The same question applies to Tesla. Long before Tesla became the dominant electric vehicle manufacturer, it was a struggling startup with limited production and uncertain prospects. In 2010, the company received a $465 million government loan that helped finance development of the Model S, the vehicle that transformed Tesla from an industry curiosity into a global powerhouse.

Government subsidies for electric vehicles further boosted demand. Federal tax credits encouraged consumers to buy Tesla vehicles while helping the company command higher prices than the market might otherwise have supported.

But perhaps the most important government assistance came through environmental regulations. Under emissions credit programs, traditional automakers were effectively required to transfer billions of dollars to Tesla because Tesla’s all-electric lineup generated surplus regulatory credits.

Those credits became a financial lifeline. For years, Tesla generated billions in revenue from selling regulatory credits to competitors. In some periods, these credits represented a significant share of the company’s income. Without them, Tesla’s financial story could have looked dramatically different.
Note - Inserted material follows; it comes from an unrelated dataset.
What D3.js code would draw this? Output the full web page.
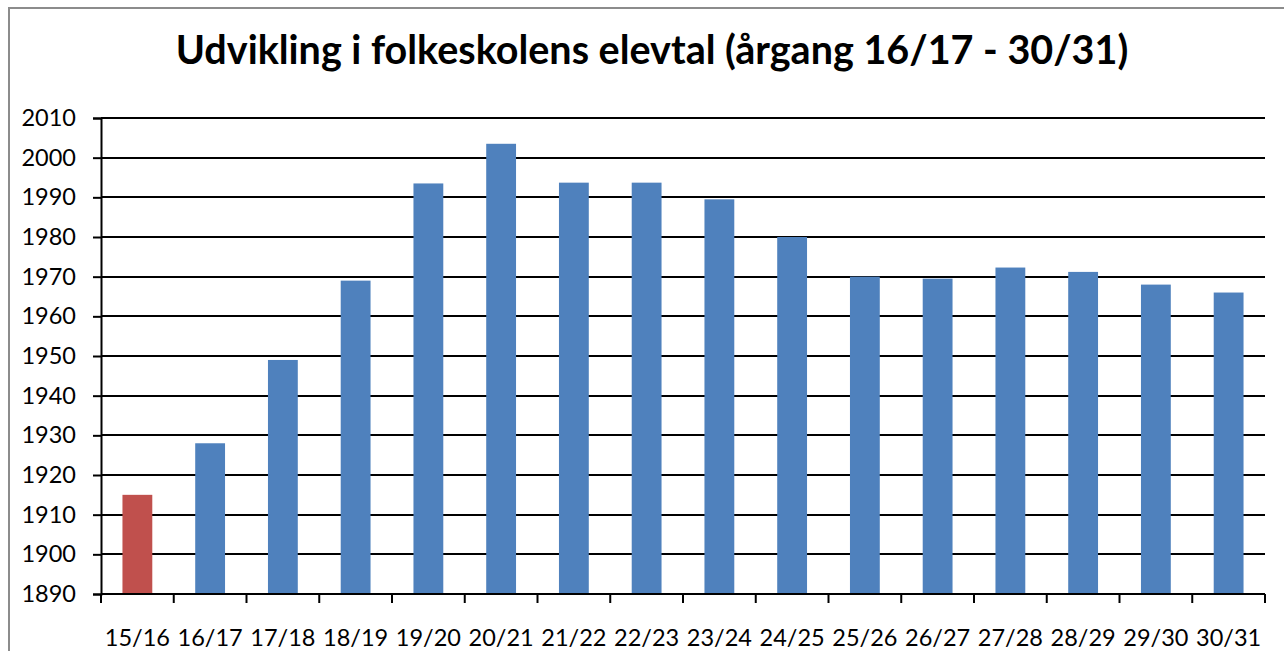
<!DOCTYPE html>
<html>
<head>
<meta charset="utf-8">
<script src="https://cdn.jsdelivr.net/npm/d3@7"></script>
<style>
  body { margin: 0; background: #fff; }
  text { font-family: Lato, "Open Sans", sans-serif; }
</style>
</head>
<body>
<div id="chart"></div>
<script>
var categories = ["15/16", "16/17", "17/18", "18/19", "19/20", "20/21", "21/22", "22/23",
                  "23/24", "24/25", "25/26", "26/27", "27/28", "28/29", "29/30", "30/31"];
var elevtal = [1915, 1928, 1949, 1969, 1993.5, 2003.5, 1993.7, 1993.7,
               1989.5, 1980, 1970, 1969.5, 1972.3, 1971.2, 1968, 1966];
var yTicks = [1890, 1900, 1910, 1920, 1930, 1940, 1950, 1960, 1970, 1980, 1990, 2000, 2010];
var titleText = "Udvikling i folkeskolens elevtal (årgang 16/17 - 30/31)";

var W = 1284, H = 651;
var margin = {top: 118, right: 19, bottom: 57, left: 101},
    width = W - margin.left - margin.right,
    height = H - margin.top - margin.bottom;

var root = d3.select("#chart").append("svg")
  .attr("width", W)
  .attr("height", H);

// outer frame of the chart object
root.append("rect")
  .attr("x", 9).attr("y", 8)
  .attr("width", W + 10).attr("height", H + 10)
  .attr("fill", "#fff")
  .attr("stroke", "#8c8c8c")
  .attr("stroke-width", 2);

root.append("text")
  .attr("x", 652)
  .attr("y", 64)
  .attr("text-anchor", "middle")
  .style("font-size", "39.5px")
  .style("font-weight", "bold")
  .text(titleText);

var svg = root.append("g")
  .attr("transform", "translate(" + margin.left + "," + margin.top + ")");

var x = d3.scaleBand()
  .domain(categories)
  .range([0, width])
  .paddingInner(0.59)
  .paddingOuter(0.295);

var xTicks = d3.scaleLinear().domain([0, categories.length]).range([0, width]);

var y = d3.scaleLinear()
  .domain([1890, 2010])
  .range([height, 0]);

// gridlines
svg.append("g")
  .selectAll("line")
  .data(yTicks.slice(1))
  .enter()
  .append("line")
    .attr("x1", 0)
    .attr("x2", width)
    .attr("y1", function (d) { return Math.round(y(d)); })
    .attr("y2", function (d) { return Math.round(y(d)); })
    .attr("stroke", "#000")
    .attr("stroke-width", 2);

// bars
svg.append("g")
  .selectAll("rect")
  .data(elevtal)
  .enter()
  .append("rect")
    .attr("x", function (d, i) { return x(categories[i]); })
    .attr("y", function (d) { return y(d); })
    .attr("width", x.bandwidth())
    .attr("height", function (d) { return height - y(d); })
    .attr("fill", function (d, i) { return i === 0 ? "#c0504d" : "#4f81bd"; });

// y axis
var yAxis = svg.append("g")
  .call(d3.axisLeft(y).tickValues(yTicks).tickFormat(d3.format("d")).tickSize(8).tickPadding(17));
yAxis.select(".domain").attr("stroke-width", 2);
yAxis.selectAll(".tick line").attr("stroke-width", 2);
yAxis.selectAll("text").style("font-size", "23.5px").attr("fill", "#000");

// x axis: ticks between categories, labels centred in each band
var xAxis = svg.append("g")
  .attr("transform", "translate(0," + height + ")");
xAxis.append("line")
  .attr("x1", 0).attr("x2", width)
  .attr("stroke", "#000").attr("stroke-width", 2);
xAxis.selectAll(".xt")
  .data(d3.range(categories.length + 1))
  .enter()
  .append("line")
    .attr("class", "xt")
    .attr("x1", function (d) { return xTicks(d); })
    .attr("x2", function (d) { return xTicks(d); })
    .attr("y1", 0).attr("y2", 9)
    .attr("stroke", "#000").attr("stroke-width", 2);
xAxis.selectAll(".xl")
  .data(categories)
  .enter()
  .append("text")
    .attr("class", "xl")
    .attr("x", function (d) { return x(d) + x.bandwidth() / 2; })
    .attr("y", 52)
    .attr("text-anchor", "middle")
    .style("font-size", "23.5px")
    .text(function (d) { return d; });
</script>
</body>
</html>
Yet when the company’s valuation exploded and Elon Musk’s fortune surged into the stratosphere, taxpayers received no ownership stake, no dividends, and no share of the wealth they helped make possible.

This is not an argument against Musk’s achievements. SpaceX revolutionized space launches. Tesla accelerated the global transition toward electric vehicles. Engineers, scientists, technicians, and workers across these companies deserve recognition for creating technologies that transformed entire industries.

But it is an argument against the myth of the completely self-made trillionaire. Modern innovation does not happen in a vacuum. It is built on public roads, public research, public infrastructure, public universities, public contracts, and public investment. Governments often absorb the risk while private investors capture the rewards.

The trillionaire milestone therefore reveals something larger than Elon Musk’s personal success. It exposes a modern economic system where public money frequently serves as seed capital for private empires. When profits arrive, they become private fortunes. When risks emerge, taxpayers often bear the burden.

The creation of the world’s first trillionaire is not just a story about innovation. It is a story about the relationship between government and corporate power. It is a reminder that behind every celebrated billionaire lies an ecosystem of public support that is too often forgotten once the fortunes are made.

Elon Musk may be the face on the magazine covers. He may be the world’s first trillionaire. But American taxpayers were among the earliest investors—and they never got their shares.